Ron,
There were lots of logical steps missing in those last few lines of your article, and a few missing observations.
What future demand has the Fed pulled in with its low interest rates? Very little, that's why the US economy is still anemic.
To observe what happens when programs never end we could look to Japan. They don't seem to have rising inflation.
You seem to have a problem with debt, as if it's morally wrong.
If there is a backlog of infrastructure that needs repairing, idle hands to do the work, a lack of confidence in the private sector to employ that labour, then why shouldn't the government hire the labour and repair the infrastructure? Apart from its self imposed laws there is no reason why the government just couldn't spend the money by directly crediting banks' reserves in the Fed system. Observation has shown that over the last few years an increase in the Fed balance sheet does not raise inflation. Government should stop when inflation becomes a problem.

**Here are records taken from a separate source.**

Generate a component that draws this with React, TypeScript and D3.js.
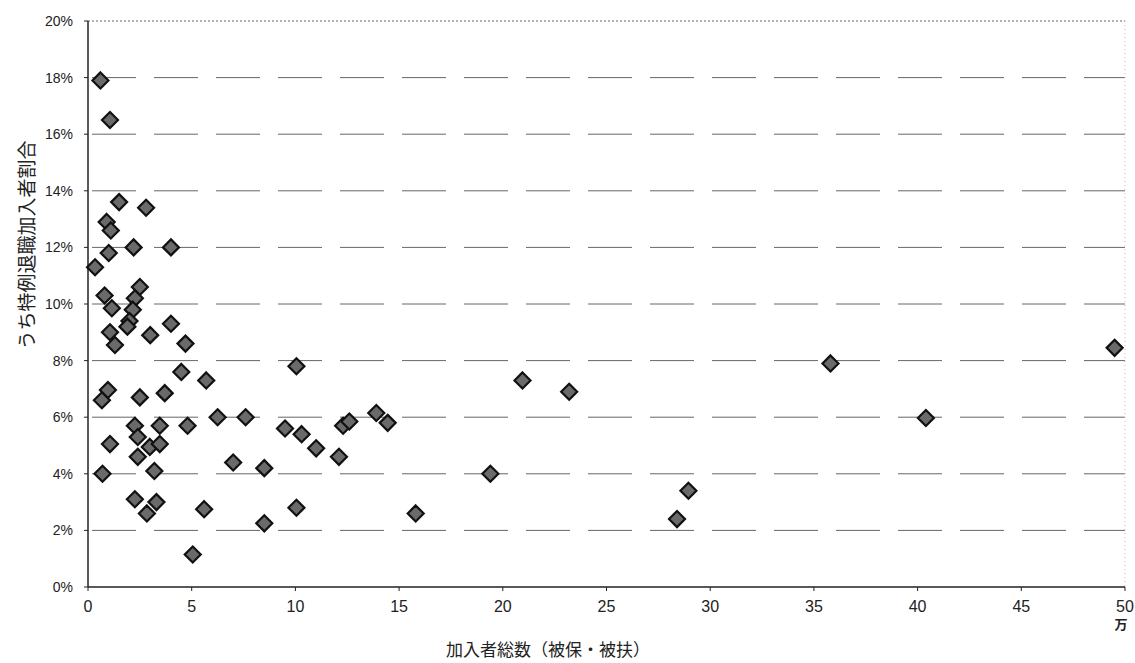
import React from 'react';
import * as d3 from 'd3';

const xs = [0.6, 1.06, 0.34, 0.9, 1.1, 1.0, 1.5, 2.2, 2.8, 4.0, 0.8, 1.15, 2.5, 2.26, 2.16, 2.0, 1.9, 1.06, 1.3, 3.0, 4.0, 4.7,
  4.5, 5.7, 10.05, 0.96, 0.67, 2.5, 3.7, 6.25, 7.6, 2.26, 3.46, 4.8, 2.4, 2.98, 3.46, 1.06, 2.4, 9.5, 10.3, 11.0, 12.3, 12.6,
  13.9, 12.1, 3.2, 7.0, 8.5, 0.7, 2.26, 3.3, 2.84, 5.6, 8.5, 10.05, 5.05, 14.45, 15.8, 19.4, 20.95, 23.2, 28.4, 28.95, 35.8, 40.4, 49.5];
const ys = [17.9, 16.5, 11.3, 12.9, 12.6, 11.8, 13.6, 12.0, 13.4, 12.0, 10.3, 9.85, 10.6, 10.2, 9.8, 9.4, 9.2, 9.0, 8.55, 8.9, 9.3, 8.6,
  7.6, 7.3, 7.8, 6.96, 6.6, 6.7, 6.85, 6.0, 6.0, 5.7, 5.7, 5.7, 5.3, 4.95, 5.05, 5.05, 4.6, 5.6, 5.4, 4.9, 5.7, 5.85,
  6.15, 4.6, 4.1, 4.4, 4.2, 4.0, 3.1, 3.0, 2.6, 2.75, 2.25, 2.8, 1.15, 5.8, 2.6, 4.0, 7.3, 6.9, 2.4, 3.4, 7.9, 5.97, 8.45];
const xTicks = [0, 5, 10, 15, 20, 25, 30, 35, 40, 45, 50];
const yTicks = [0, 2, 4, 6, 8, 10, 12, 14, 16, 18, 20];

const L = 88, R = 1125, T = 21, B = 587;
const font = '"Liberation Sans", Arial, sans-serif';
const jp = '"Noto Sans CJK JP", sans-serif';

export default function App() {
  const x = d3.scaleLinear().domain([0, 50]).range([L, R]);
  const y = d3.scaleLinear().domain([0, 20]).range([B, T]);
  return (
    <svg width={1135} height={663} style={{ position: 'absolute', left: 0, top: 0, background: '#fff' }}>
      {yTicks.slice(1).map(t => (
        <line key={t} x1={L} x2={R} y1={y(t)} y2={y(t)} stroke="#666" strokeWidth={1}
          strokeDasharray={t === 20 ? '2,2' : '44,18'} strokeDashoffset={-4} />
      ))}
      <line x1={R} x2={R} y1={T} y2={B} stroke="#bbb" strokeDasharray="1,3" />
      <line x1={L} x2={L} y1={T} y2={B} stroke="#222" strokeWidth={1.5} />
      <line x1={L} x2={R} y1={B} y2={B} stroke="#222" strokeWidth={1.5} />
      {yTicks.map(t => (
        <g key={t}>
          <line x1={L - 4} x2={L} y1={y(t)} y2={y(t)} stroke="#222" />
          <text x={73} y={y(t) + 5} textAnchor="end" fontFamily={font} fontSize={14} fill="#222">{t}%</text>
        </g>
      ))}
      {xTicks.map(t => (
        <g key={t}>
          <line x1={x(t)} x2={x(t)} y1={B} y2={B + 4} stroke="#222" />
          <text x={x(t)} y={612} textAnchor="middle" fontFamily={font} fontSize={16} fill="#222">{t}</text>
        </g>
      ))}
      <text x={1121} y={629} textAnchor="middle" fontFamily={jp} fontSize={13} fontWeight="bold" fill="#222">万</text>
      <text x={548} y={656} textAnchor="middle" fontFamily={jp} fontSize={17} fill="#222">加入者総数（被保・被扶）</text>
      <text transform="translate(34,245) rotate(-90)" textAnchor="middle" fontFamily={jp} fontSize={19} fill="#222">うち特例退職加入者割合</text>
      {xs.map((v, i) => {
        const cx = x(v), cy = y(ys[i]);
        return <path key={i} d={`M${cx},${cy - 8}L${cx + 8},${cy}L${cx},${cy + 8}L${cx - 8},${cy}Z`}
          fill="#6a6a6a" stroke="#111" strokeWidth={2.2} />;
      })}
    </svg>
  );
}
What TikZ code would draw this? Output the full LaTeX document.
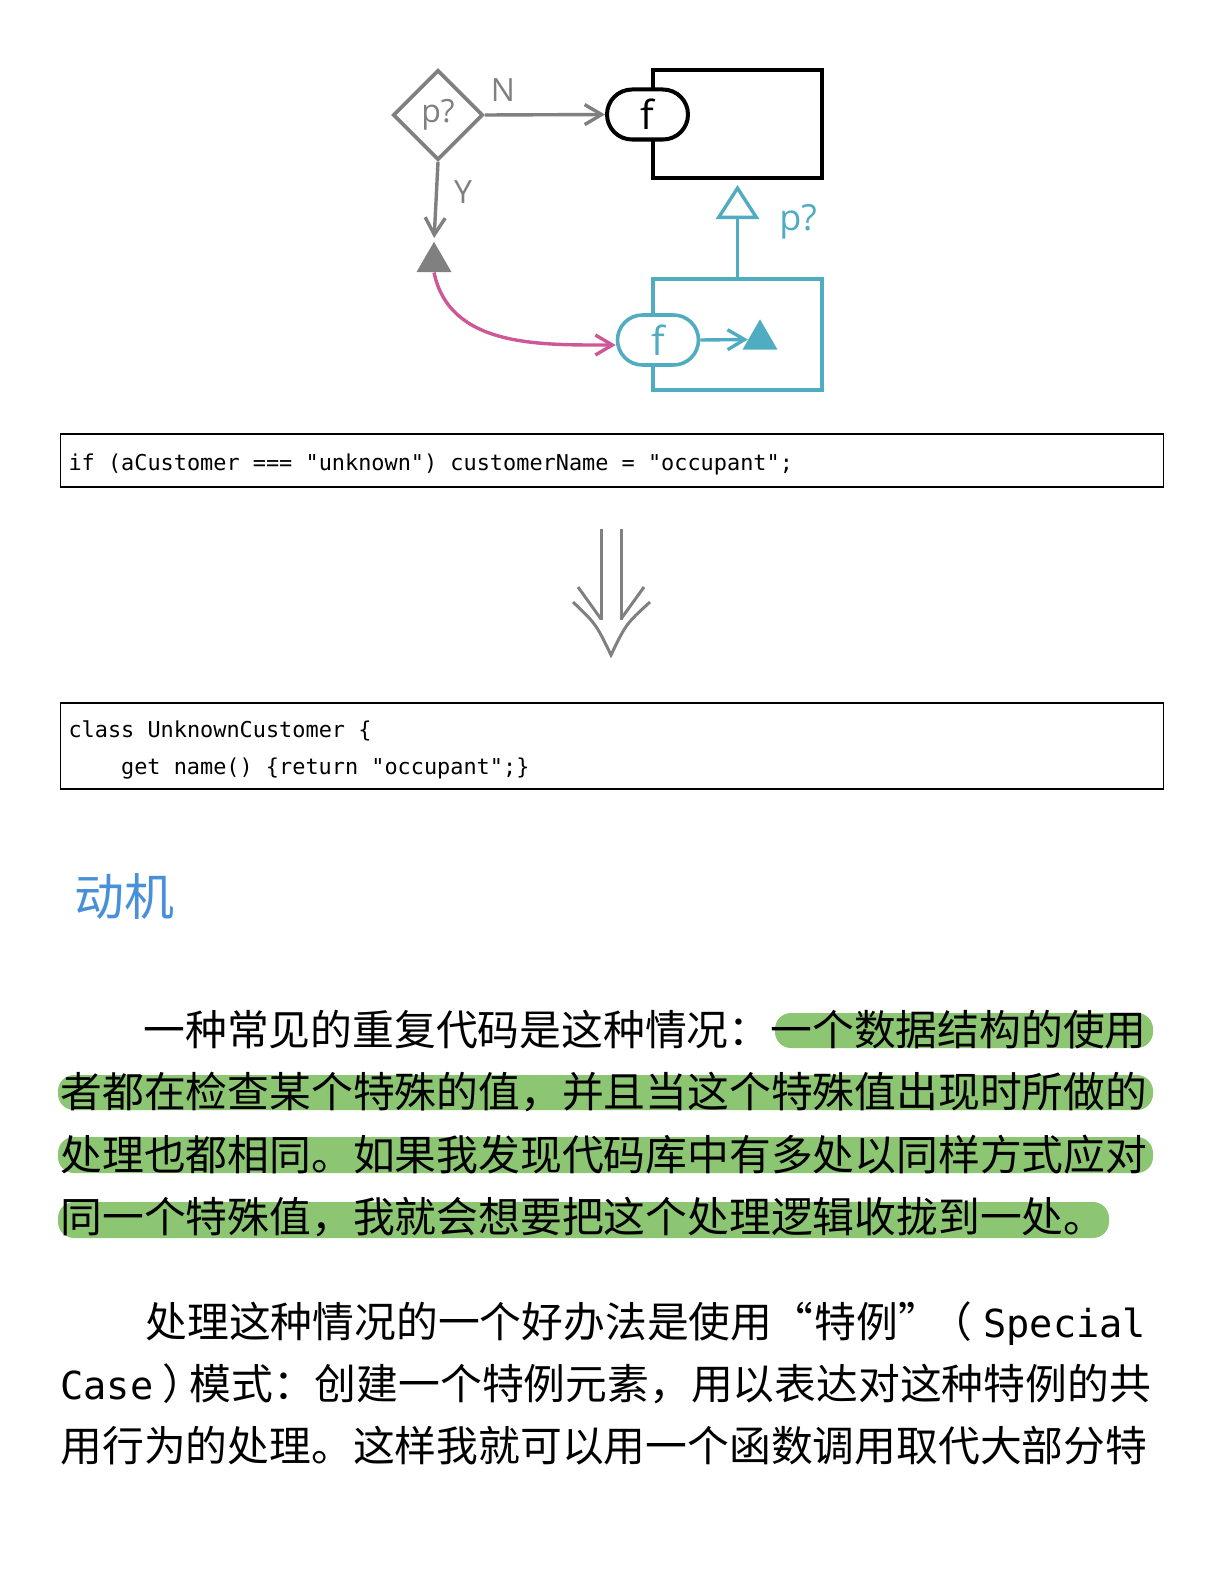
\documentclass[tikz,border=0pt]{standalone}
\usepackage{fontspec}
\setmainfont{Open Sans}
\newfontfamily\cjk{Noto Sans CJK SC}
\newfontfamily\codefont{DejaVu Sans Mono}
\newcommand\csp{\hskip\fontcharwd\font`x\relax}
\usetikzlibrary{arrows.meta, shapes.geometric}
\definecolor{flowgray}{RGB}{128,128,128}
\definecolor{flowteal}{RGB}{80,172,192}
\definecolor{flowpink}{RGB}{204,88,150}
\definecolor{marker}{RGB}{141,198,115}
\definecolor{headblue}{RGB}{74,144,217}

\begin{document}
\begin{tikzpicture}[x = 0.5pt, y = -0.5pt]
\tikzstyle{Decision}=[
shape = diamond,
draw = flowgray, line width = 1.9pt,
minimum width = 45pt, minimum height = 45pt,
inner sep = 0pt, text = flowgray,
font = \fontsize{16}{16}\selectfont]
\tikzstyle{Block}=[
shape = rectangle, line width = 2pt,
minimum width = 84.5pt]
\tikzstyle{Func}=[
shape = rectangle, rounded corners = 12.5pt,
line width = 2pt, fill = white,
minimum width = 40.5pt, minimum height = 25pt,
font = \fontsize{20}{20}\selectfont]
\tikzstyle{Token}=[
shape = regular polygon, regular polygon sides = 3,
minimum size = 20.2pt, inner sep = 0pt]
\tikzstyle{Label}=[font = \fontsize{16}{16}\selectfont]
\tikzstyle{post}=[-{Straight Barb[length = 8.5pt, width = 10pt]}, line width = 1.7pt]
\tikzstyle{Code}=[
draw, line width = 0.75pt, inner xsep = 4pt, inner ysep = 0pt,
text width = 543.5pt, align = left,
font = \codefont\fontsize{10.94}{18.5}\selectfont]
\tikzstyle{Body}=[anchor = base west, inner sep = 0pt,
font = \cjk\fontsize{20.9}{20.9}\selectfont]
\tikzstyle{Mono}=[anchor = base west, inner sep = 0pt,
font = \codefont\fontsize{19.3}{19.3}\selectfont]
\useasboundingbox (0,0) rectangle (1224,1584);
\node[Decision] (cond) at (438,115) {p?};
\node[Block, draw = black, minimum height = 54pt] (host) at (737.5,124) {};
\node[Block, draw = flowteal, line width = 1.8pt, minimum height = 55.5pt] (special) at (737.5,334.5) {};
\node[Func, draw = black] (fblack) at (647.5,114.5) {f};
\node[Func, draw = flowteal, line width = 1.8pt, text = flowteal] (fteal) at (658,340) {f};
\node[Token, fill = flowgray] (tri) at (434,262) {};
\node[Token, fill = flowteal] (tritarget) at (760,339.5) {};
\node[Label, text = flowgray] (lblN) at (503,90) {N};
\node[Label, text = flowgray] (lblY) at (463,192) {Y};
\node[Label, text = flowteal, font = \fontsize{18}{18}\selectfont] (lblp) at (798,222) {p?};
\draw[post, flowgray] (cond.east) -- (fblack.west);
\draw[post, flowgray, shorten > = 1.5pt] (cond.south) -- (tri.north);
\draw[post, flowpink] (tri.south) to[out = -78, in = 180] ([yshift = -2.5pt]fteal.west);
\draw[post, flowteal] (fteal.east) -- (tritarget.west);
\draw[-{Triangle[fill = white, length = 17pt, width = 21.5pt]}, flowteal, line width = 1.7pt, shorten > = 2.5pt] (special.north) -- (host.south);
\node[Code, minimum height = 26.5pt] (oldcode) at (612,460.5) {\rule{0pt}{12pt}if\csp(aCustomer\csp===\csp"unknown")\csp customerName\csp=\csp"occupant";};
\draw[flowgray, line width = 1.5pt] (601,529) -- (601,620) (621,529) -- (621,620);
\draw[flowgray, line width = 1.5pt] (578,587) -- (601,619) (644,587) -- (621,619);
\draw[flowgray, line width = 1.5pt] (573,602) .. controls (596,624) .. (611,655) .. controls (626,624) .. (650,602);
\node[Code, minimum height = 43pt] (newcode) at (612,746) {\rule{0pt}{12pt}class\csp UnknownCustomer\csp\{\\\hspace*{26.3pt}get\csp name()\csp\{return\csp"occupant";\}};
\node[anchor = base west, inner sep = 0pt, text = headblue, font = \cjk\fontsize{25}{25}\selectfont] (motive) at (74,915) {动机};
\fill[marker, rounded corners = 8pt] (775,1013) rectangle (1153,1048);
\fill[marker, rounded corners = 8pt] (58,1075) rectangle (1153,1110);
\fill[marker, rounded corners = 8pt] (58,1137) rectangle (1153,1173);
\fill[marker, rounded corners = 8pt] (58,1202) rectangle (1109,1238);
\node[Body] (pai) at (143,1045) {一种常见的重复代码是这种情况：一个数据结构的使用};
\node[Body] (paii) at (60,1107.5) {者都在检查某个特殊的值，并且当这个特殊值出现时所做的};
\node[Body] (paiii) at (60,1170) {处理也都相同。如果我发现代码库中有多处以同样方式应对};
\node[Body] (paiv) at (60,1232.5) {同一个特殊值，我就会想要把这个处理逻辑收拢到一处。};
\node[Body] (pbi) at (145,1337) {处理这种情况的一个好办法是使用};
\node[Body, anchor = base] (quoted) at (856,1337) {特例};
\node[Body, anchor = base east] (lq) at (quoted.base west) {“};
\node[Body] (rq) at (quoted.base east) {”};
\node[Body, anchor = base east] (lpar) at (973,1337) {（};
\node[Mono] (special-word) at (983,1337) {Special};
\node[Mono] (case-word) at (60,1399) {Case};
\node[Body] (rpar) at (162,1399) {）};
\node[Body] (pbii) at (189,1399) {模式：创建一个特例元素，用以表达对这种特例的共};
\node[Body] (pbiii) at (60,1461) {用行为的处理。这样我就可以用一个函数调用取代大部分特};
\end{tikzpicture}
\end{document}
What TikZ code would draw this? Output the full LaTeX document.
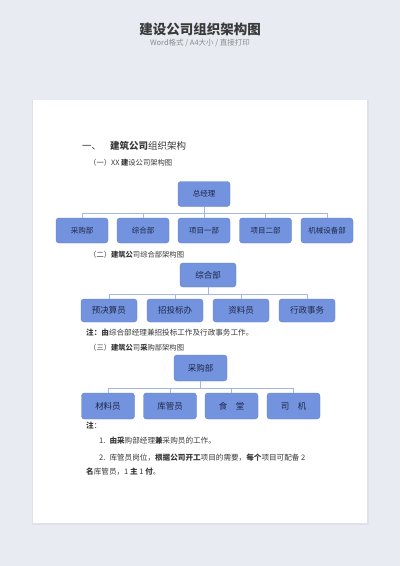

Lack of aggregate demand is the problem, not debt. If debt was the problem then why are US, UK, Japanese etc interest rates at historically low levels? The only high interest rates are in the Eurozone, where the problem is fundamentally that Germany and France do not wish to recapitalise their banks. These banks' loans were to entities that can't pay and so should default. German and French governments are imposing the pain on the borrowers instead of on the regulators and executives of the banks that ran up all the bad loans. That's a political problem, not an economic one.